My Grandma's Retro Chicken Wings Are the Best—And Only Require 4 Ingredients

They're easy, inexpensive, and—in my opinion—better than any neon orange Buffalo wings.

A tray of chicken wings coming out of an oven.
Photo: Liza Schattenkerk/Dotdash Meredith

My grandma was the true retro grandma. From the Campbell's soup cans lining her pantry to the Jello molds and coupon clippings on the table. Her food was not fancy; it was about simple, often inexpensive food, cooked with love. This time of year, with the Super Bowl right around the corner, there's one dish of hers that always comes to mind (and eventually lands on my table, too): her chicken wings.

These wings are, to me, the platonic ideal of a wing. Simple and straightforward, with just a few ingredients, they're all about the chicken not about the sauce. They're a crispier wing, dry-rubbed and juicy, but no wet wipes required after eating. Luckily, she passed down her recipe to my aunt, who, in turn, passed it down to me. The best part of her version? They have just four ingredients and could not get easier.

The Secret to My Grandma's Chicken Wings

My grandpa was an athletic trainer at our local college, the University of Washington—I still have his rose bowl ring to prove it—and they would have a lot of football staff over for parties.
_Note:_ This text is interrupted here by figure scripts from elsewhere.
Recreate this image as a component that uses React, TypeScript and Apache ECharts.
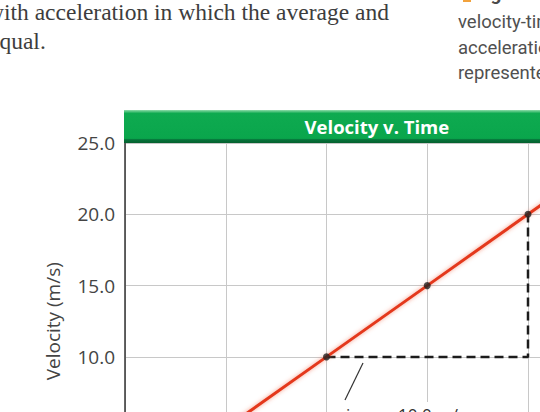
import React, { useEffect, useRef } from "react";
import * as echarts from "echarts";

// Velocity-time data: constant acceleration, v = 5.00 t
const timeS = [0, 1, 2, 3, 4, 5];
const velocityMS = [0, 5, 10, 15, 20, 25];

// Marked points on the line
const markedTime = [2, 3, 4];
const markedVelocity = [10, 15, 20];

// Rise/run triangle (run along v = 10, rise along t = 4)
const triangleTime = [2, 4, 4];
const triangleVelocity = [10, 10, 20];

// Axis settings
const yTicks = [0, 5, 10, 15, 20, 25];
const xTicks = [0, 1, 2, 3, 4, 5];

// Surrounding page text
const bodyLines = ["with acceleration in which the average and", "equal."];
const captionLines = ["velocity-time", "acceleration", "represented"];

const GRID_LEFT = 125;
const GRID_TOP = 143;
const GRID_W = 503.75;
const GRID_H = 356.5;

export default function App() {
  const ref = useRef<HTMLDivElement>(null);

  useEffect(() => {
    if (!ref.current) return;
    const chart = echarts.init(ref.current, undefined, { renderer: "svg" });

    const linePoints = timeS.map((t, i) => [t, velocityMS[i]]);
    const dots = markedTime.map((t, i) => [t, markedVelocity[i]]);
    const tri = triangleTime.map((t, i) => [t, triangleVelocity[i]]);

    const sans = "'Open Sans', 'Noto Sans', sans-serif";

    chart.setOption({
      animation: false,
      backgroundColor: "#ffffff",
      grid: {
        left: GRID_LEFT,
        top: GRID_TOP,
        width: GRID_W,
        height: GRID_H,
        containLabel: false,
      },
      xAxis: {
        type: "value",
        min: xTicks[0],
        max: xTicks[xTicks.length - 1],
        interval: 1,
        axisLine: { show: true, lineStyle: { color: "#333333", width: 1.5 } },
        axisTick: { show: false },
        splitLine: { show: true, lineStyle: { color: "#c8c8c8", width: 1 } },
        axisLabel: {
          fontFamily: sans,
          fontSize: 19,
          color: "#444444",
          margin: 10,
          formatter: (v: number) => v.toFixed(1),
        },
        name: "Time (s)",
        nameLocation: "middle",
        nameGap: 45,
        nameTextStyle: { fontFamily: sans, fontSize: 19, color: "#444444" },
      },
      yAxis: {
        type: "value",
        min: yTicks[0],
        max: yTicks[yTicks.length - 1],
        interval: 5,
        axisLine: { show: true, lineStyle: { color: "#333333", width: 1.5 } },
        axisTick: { show: false },
        splitLine: { show: true, lineStyle: { color: "#c8c8c8", width: 1 } },
        axisLabel: {
          fontFamily: sans,
          fontSize: 19,
          color: "#444444",
          margin: 10,
          formatter: (v: number) => v.toFixed(1),
        },
        name: "Velocity (m/s)",
        nameLocation: "middle",
        nameGap: 63,
        nameTextStyle: { fontFamily: sans, fontSize: 19, color: "#444444" },
      },
      series: [
        {
          type: "line",
          data: linePoints,
          symbol: "none",
          lineStyle: {
            color: "#e4391a",
            width: 3,
            shadowColor: "rgba(240, 100, 70, 0.65)",
            shadowBlur: 4,
          },
          z: 3,
        },
        {
          type: "line",
          data: tri,
          symbol: "none",
          lineStyle: { color: "#1c1c1c", width: 2.5, type: [9, 5] },
          z: 2,
        },
        {
          type: "scatter",
          data: dots,
          symbol: "circle",
          symbolSize: 7,
          itemStyle: { color: "#222222" },
          z: 4,
        },
      ],
      graphic: [
        // title bar
        {
          type: "rect",
          shape: { x: GRID_LEFT - 1, y: 110, width: GRID_W + 2, height: 33 },
          style: {
            fill: new echarts.graphic.LinearGradient(0, 0, 0, 1, [
              { offset: 0, color: "#8fdcaa" },
              { offset: 0.1, color: "#0eaa50" },
              { offset: 0.86, color: "#0aa64c" },
              { offset: 0.9, color: "#06733a" },
              { offset: 1, color: "#05612f" },
            ]),
          },
          z: 20,
        },
        {
          type: "text",
          style: {
            text: "Velocity v. Time",
            x: GRID_LEFT + GRID_W / 2,
            y: 126,
            align: "center",
            verticalAlign: "middle",
            font: `bold 18.5px ${sans}`,
            fill: "#ffffff",
          },
          z: 21,
        },
        // label for the rise
        {
          type: "rect",
          shape: { x: 338, y: 402, width: 132, height: 30 },
          style: { fill: "#ffffff" },
          z: 20,
        },
        {
          type: "line",
          shape: { x1: 363, y1: 363, x2: 345, y2: 400 },
          style: { stroke: "#333333", lineWidth: 1.2 },
          z: 21,
        },
        {
          type: "text",
          style: {
            text: "rise =",
            x: 339,
            y: 414,
            align: "left",
            verticalAlign: "middle",
            font: `17px ${sans}`,
            fill: "#333333",
          },
          z: 21,
        },
        {
          type: "text",
          style: {
            text: "10.0 m/s",
            x: 398,
            y: 414,
            align: "left",
            verticalAlign: "middle",
            font: `17px ${sans}`,
            fill: "#333333",
          },
          z: 21,
        },
        // body text
        ...bodyLines.map((t, i) => ({
          type: "text",
          style: {
            text: t,
            x: i === 0 ? -13 : -11,
            y: 12 + i * 28.5,
            align: "left",
            verticalAlign: "middle",
            font: "23.5px 'Liberation Serif', serif",
            fill: "#3d3d3d",
          },
          z: 21,
        })),
        // figure caption
        {
          type: "rect",
          shape: { x: 463, y: -5, width: 8, height: 7 },
          style: { fill: "#f2a23c" },
          z: 21,
        },
        {
          type: "text",
          style: {
            text: "Figure",
            x: 475,
            y: -7,
            align: "left",
            verticalAlign: "middle",
            font: "bold 19px Roboto, sans-serif",
            fill: "#4a4a4a",
          },
          z: 21,
        },
        ...captionLines.map((t, i) => ({
          type: "text",
          style: {
            text: t,
            x: 458,
            y: 22 + i * 25.5,
            align: "left",
            verticalAlign: "middle",
            font: "18.5px Roboto, sans-serif",
            fill: "#505050",
          },
          z: 21,
        })),
      ],
    });

    return () => chart.dispose();
  }, []);

  return (
    <div
      style={{
        position: "fixed",
        left: 0,
        top: 0,
        width: 540,
        height: 412,
        overflow: "hidden",
        background: "#ffffff",
      }}
    >
      <div ref={ref} style={{ width: 760, height: 600 }} />
    </div>
  );
}
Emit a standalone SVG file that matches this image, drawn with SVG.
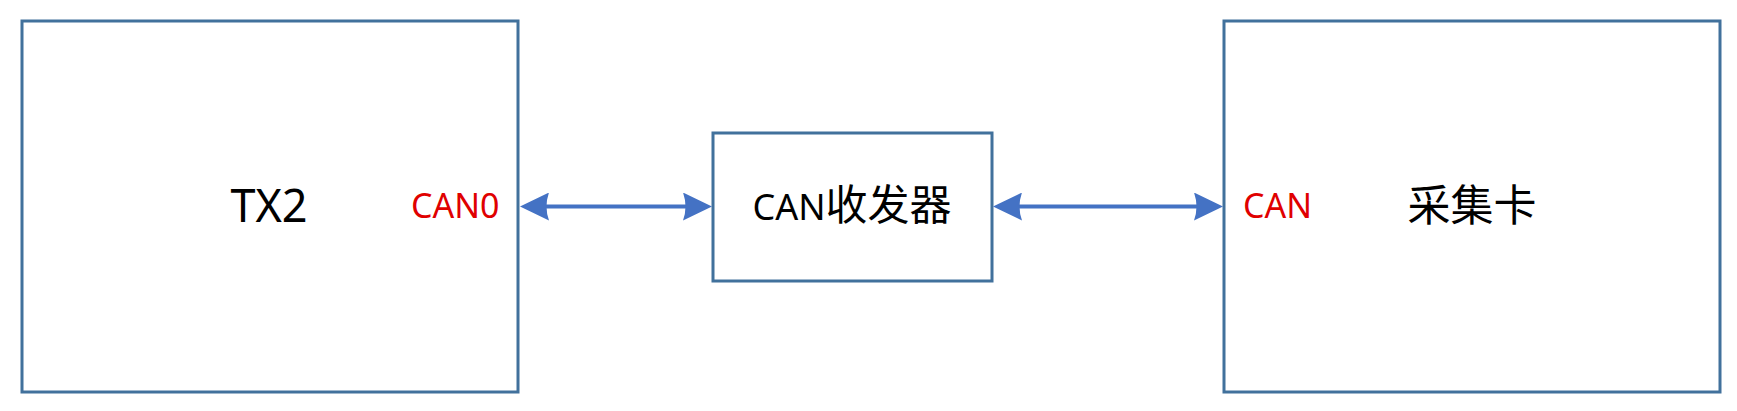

My grandma would make these wings and everyone adored them and asked for the recipe.

Her secret? Lawry's seasoning salt. Yes, like every grandma she had a store-bought shortcut to flavor. The wings get a good coating of flour and Lawry's and of course, a generous amount of butter (like every good grandma recipe), and that's it.

Despite just four simple ingredients, it's amazing how much people lose it over these wings. My kids request them, my friends request them, and each time I make them, people want the recipe, too. So I'm passing on her recipe to you, just as it's been passed down to me.

A blue bowl full of seasoned baked wings.
Liza Schattenkerk

My Grandma's Chicken Wings Recipe

Preheat your oven to 400 degrees F (200 degrees C). In a large roasting pan or on a sheet pan, melt one stick of butter in the oven as it heats up. In a large bowl, shake about 3 to 4 pounds of chicken wings in a mixture of all-purpose flour and a few good shakes of Lawry's salt (measure with your heart).

Once the butter is melted and bubbly, pull the pan out of the oven and place the coated wings on the pan of hot melted butter. There's no need to toss them, but make sure they're evenly spread out on the tray so each gets heat. Top with an extra few dashes of Lawry's, and that's it.

Bake for 25 to 30 minutes, then flip the wings over. Bake for an additional 25 to 30 minutes, or until crispy and golden brown. My grandma served them hot out of the oven with bottled blue cheese dressing and carrot sticks—nothing fancy needed!

They taste so, so much better than the sum of their parts. From time to time, I'll even do the same technique with chicken drumsticks for a quick and easy dinner that's a surefire family favorite.

If grandmas teach us anything, it's that the ingredients can be humble and the recipes simple, so long as you cook with love.